No immediate change in the number of oil and gas leases either offshore or on public lands is expected to follow Doughty’s ruling. “Federal agencies will need to determine which lands should be made available for leasing, to complete the legally required studies to determine what lease provisions are needed to protect other values associated with the leased lands, and to then schedule and complete the lease sales,” said John Ruple, a research professor and the Wallace Stegner Center for Land, Resources and the Environment fellow at the University of Utah S.J. Quinney College of Law, in an email. “That will take time.”

Ruple also pointed out that Doughty’s decision will not affect all oil and gas leasing on the continental shelf or the public lands. “The pause also did not impact the over 13 million acres of federal land and over 9 million acres of offshore territory that are leased but undeveloped, or the roughly 7,700 federal permits to drill that have already been issued but that remain unused,” he said. 

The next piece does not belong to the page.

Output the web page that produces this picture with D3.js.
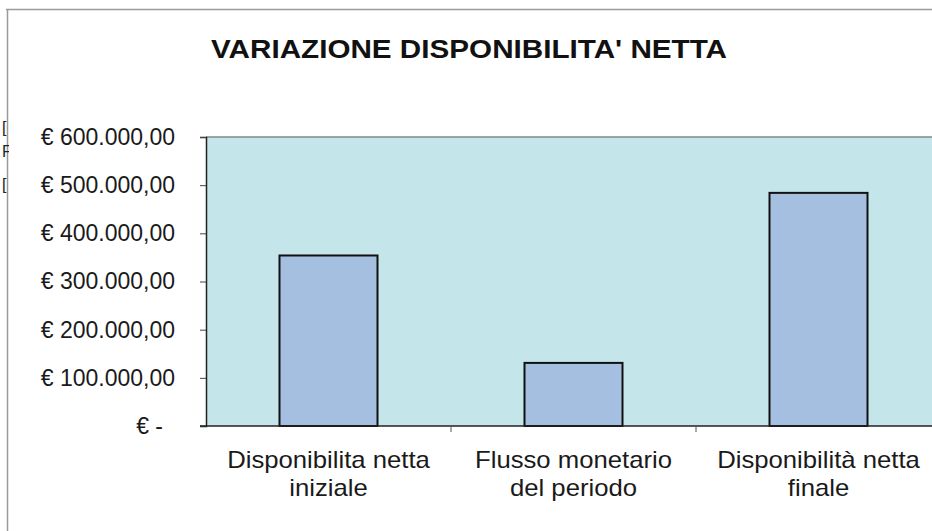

The 13 other states that sued Biden in the case are Alabama, Alaska, Arkansas, Georgia, Mississippi, Missouri, Montana, Nebraska, Oklahoma, Texas, Utah and West Virginia.

Another lawsuit that challenged Biden’s mandate to interrupt fossil fuel exploration and extraction leasing on public lands is pending in the U.S. District Court in Cheyenne. No decision in that case has been announced by the court.